Like many of you here today, Ms McCarthy's road to tertiary study was not a straightforward one. In 1977, Ms McCarthy began training as a nurse at Sydney's Royal Prince Alfred Hospital but soon realised that a career in journalism was her true vocation. In 1980 she began honing her skills at the free weekly Central Coast newspaper the Gosford Star, before moving to the Central Coast Express Advocate.
In 1996, while still working at the Express Advocate, Ms McCarthy began the University of Newcastle's Open Foundation course, originally entertaining thoughts of a shift to a career in the law. Ultimately, her love of journalism prevailed, and she went on to study a Bachelor of Arts at the University of Newcastle, during which time she progressed to the Newcastle Herald, the Hunter's largest local media organisation and the only Newcastle-based daily newspaper serving the Hunter and Central Coast.
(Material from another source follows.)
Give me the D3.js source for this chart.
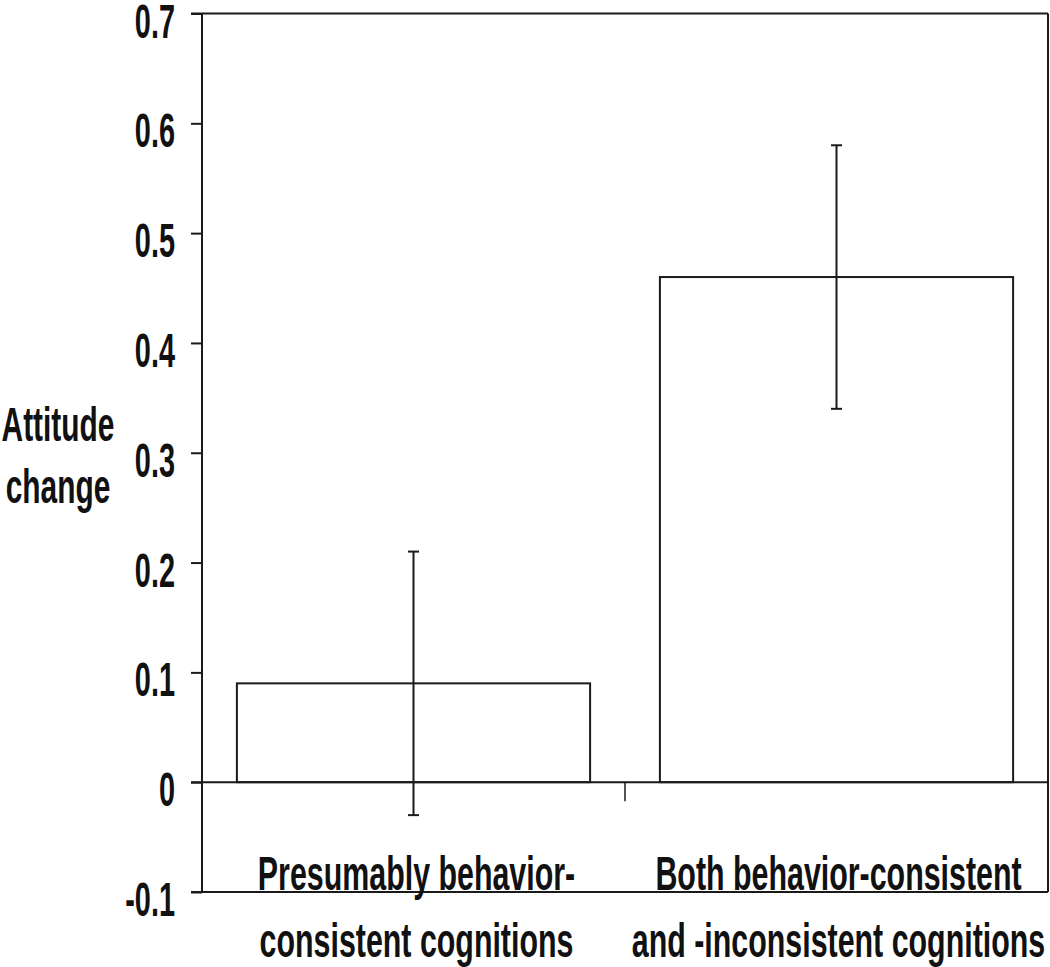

In 2003, Ms McCarthy crossed this very stage to graduate with her Bachelor of Arts.
It soon became clear that law's loss was journalism's gain, as Ms McCarthy's investigative skills and unwavering commitment to justice resulted in one of the highlights of her stellar career.
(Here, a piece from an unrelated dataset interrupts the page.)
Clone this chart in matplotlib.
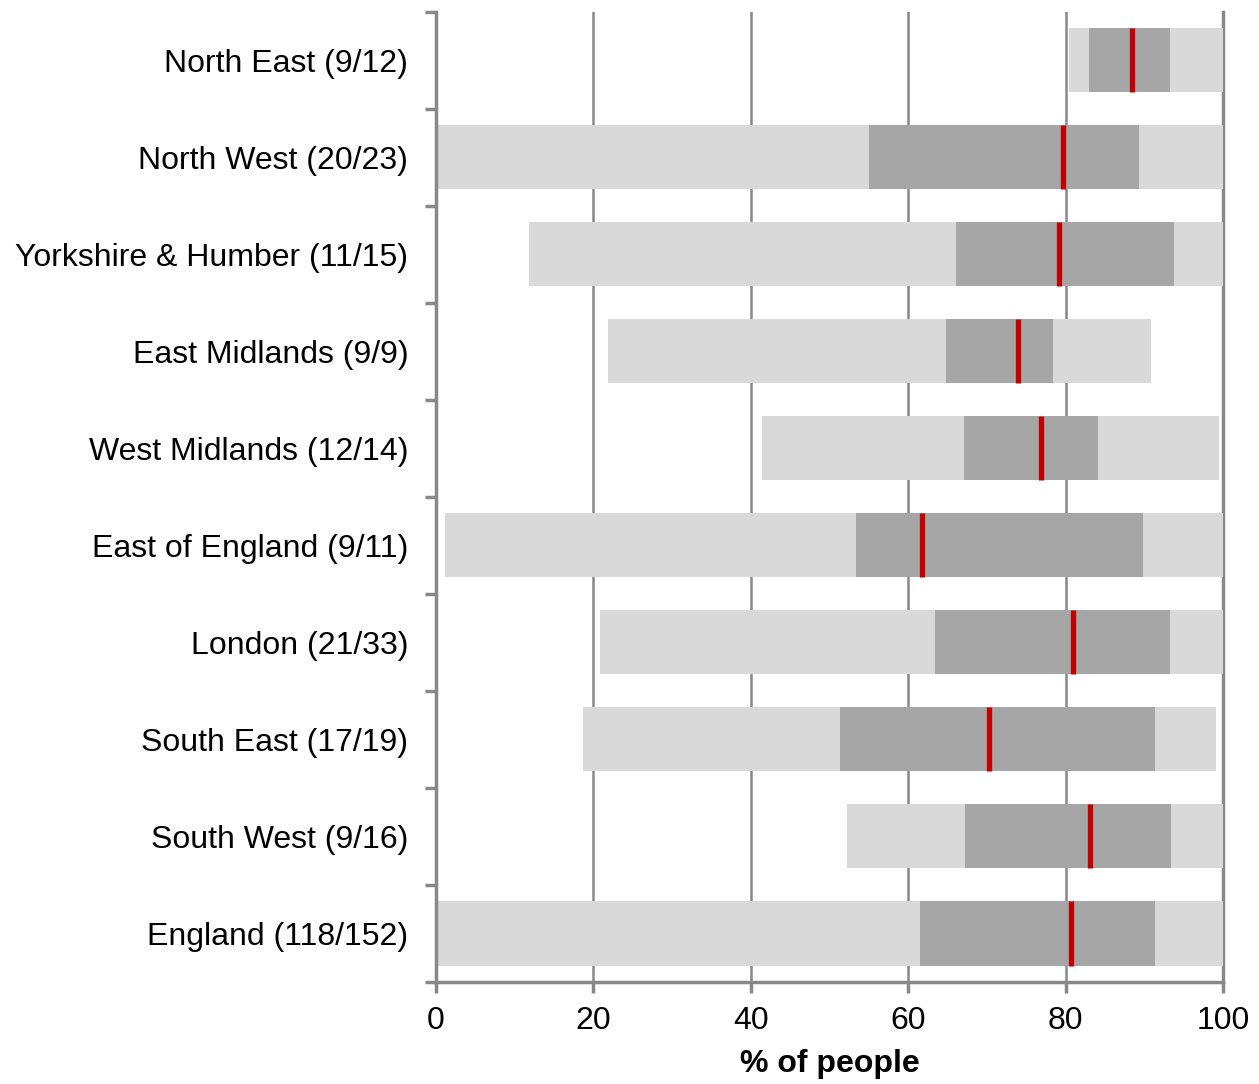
import matplotlib
matplotlib.use("Agg")
import matplotlib.pyplot as plt
import numpy as np

plt.rcParams["font.family"] = ["Liberation Sans", "DejaVu Sans"]

# Regions, top to bottom
regions = [
    "North East (9/12)", "North West (20/23)", "Yorkshire & Humber (11/15)",
    "East Midlands (9/9)", "West Midlands (12/14)", "East of England (9/11)",
    "London (21/33)", "South East (17/19)", "South West (9/16)",
    "England (118/152)",
]
# Range (min / max), interquartile range and median, % of people
min_vals = [80.4, 0.0, 11.8, 21.9, 41.4, 1.1, 20.8, 18.7, 52.2, 0.0]
max_vals = [100.0, 100.0, 100.0, 90.9, 99.5, 100.0, 100.0, 99.1, 100.0, 100.0]
q1_vals = [83.0, 55.0, 66.1, 64.8, 67.1, 53.4, 63.4, 51.3, 67.2, 61.5]
q3_vals = [93.3, 89.3, 93.8, 78.4, 84.1, 89.8, 93.3, 91.4, 93.4, 91.4]
medians = [88.4, 79.7, 79.2, 74.0, 76.9, 61.8, 80.9, 70.3, 83.1, 80.7]

GREY = "#888888"
LIGHT = "#d9d9d9"
DARK = "#a6a6a6"
RED = "#c00000"
BAR_H = 0.66
FS = 23

fig = plt.figure(figsize=(12.59, 10.84), dpi=100)
ax = fig.add_axes([0.3463, 0.0941, 0.6251, 0.8949])

y = np.arange(len(regions))
mn, mx = np.array(min_vals), np.array(max_vals)
q1, q3 = np.array(q1_vals), np.array(q3_vals)

ax.barh(y, mx - mn, left=mn, height=BAR_H, color=LIGHT, zorder=2)
ax.barh(y, q3 - q1, left=q1, height=BAR_H, color=DARK, zorder=3)
ax.vlines(medians, y - BAR_H / 2, y + BAR_H / 2, color=RED, lw=3.8, zorder=4)

ax.set_xlim(0, 100)
ax.set_ylim(len(regions) - 0.5, -0.5)
ax.set_xticks(np.arange(0, 101, 20))
ax.tick_params(axis="x", labelsize=FS, length=8, width=2.5, color=GREY, pad=9)

# y ticks sit on category boundaries, labels centred on the bars
ax.set_yticks(np.arange(-0.5, len(regions)), minor=False)
ax.set_yticklabels([])
ax.set_yticks(y, minor=True)
ax.set_yticklabels(regions, minor=True, fontsize=FS)
ax.tick_params(axis="y", which="major", length=8, width=2.5, color=GREY)
ax.tick_params(axis="y", which="minor", length=0, pad=20)

ax.grid(axis="x", color=GREY, lw=1.8, zorder=1)
ax.set_axisbelow(True)
ax.axvline(100, color=GREY, lw=2.5, zorder=1, clip_on=False)

for side in ["top", "right"]:
    ax.spines[side].set_visible(False)
for side in ["left", "bottom"]:
    ax.spines[side].set_color(GREY)
    ax.spines[side].set_linewidth(2.5)

ax.set_xlabel("% of people", fontsize=FS, fontweight="bold", labelpad=10)

fig.savefig("out.png", dpi=100)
It was at the Newcastle Herald that Ms McCarthy, with the support of her editor Chad Watson, initiated the Shine the Light campaign to highlight child sexual abuse claims within the Catholic Church. Her determination to uncover the truth earned her praise from her industry peers and community, and the 2012 Graham Perkin Australian Journalist of the Year award.
Such commitment did not come without great personal cost. During her campaign for justice, Ms McCarthy faced significant resistance from established orthodoxies, including the Church, the police force and many in the community. Ms McCarthy has recounted these obstacles in her award-winning series of articles, and it is a great tribute to her journalistic grit and personal resolve that she persisted in her search for the truth.
In November last year, Prime Minister Julia Gillard announced a Royal Commission into Institutional Responses to Child Sexual Abuse. The commission is examining the history of educational institutions, religious groups, sporting organisations, state institutions and youth organisations. This major national inquiry, and the closure it could bring to the many victims of child sexual abuse across the country, might never have happened were it not for Ms McCarthy's series of groundbreaking articles.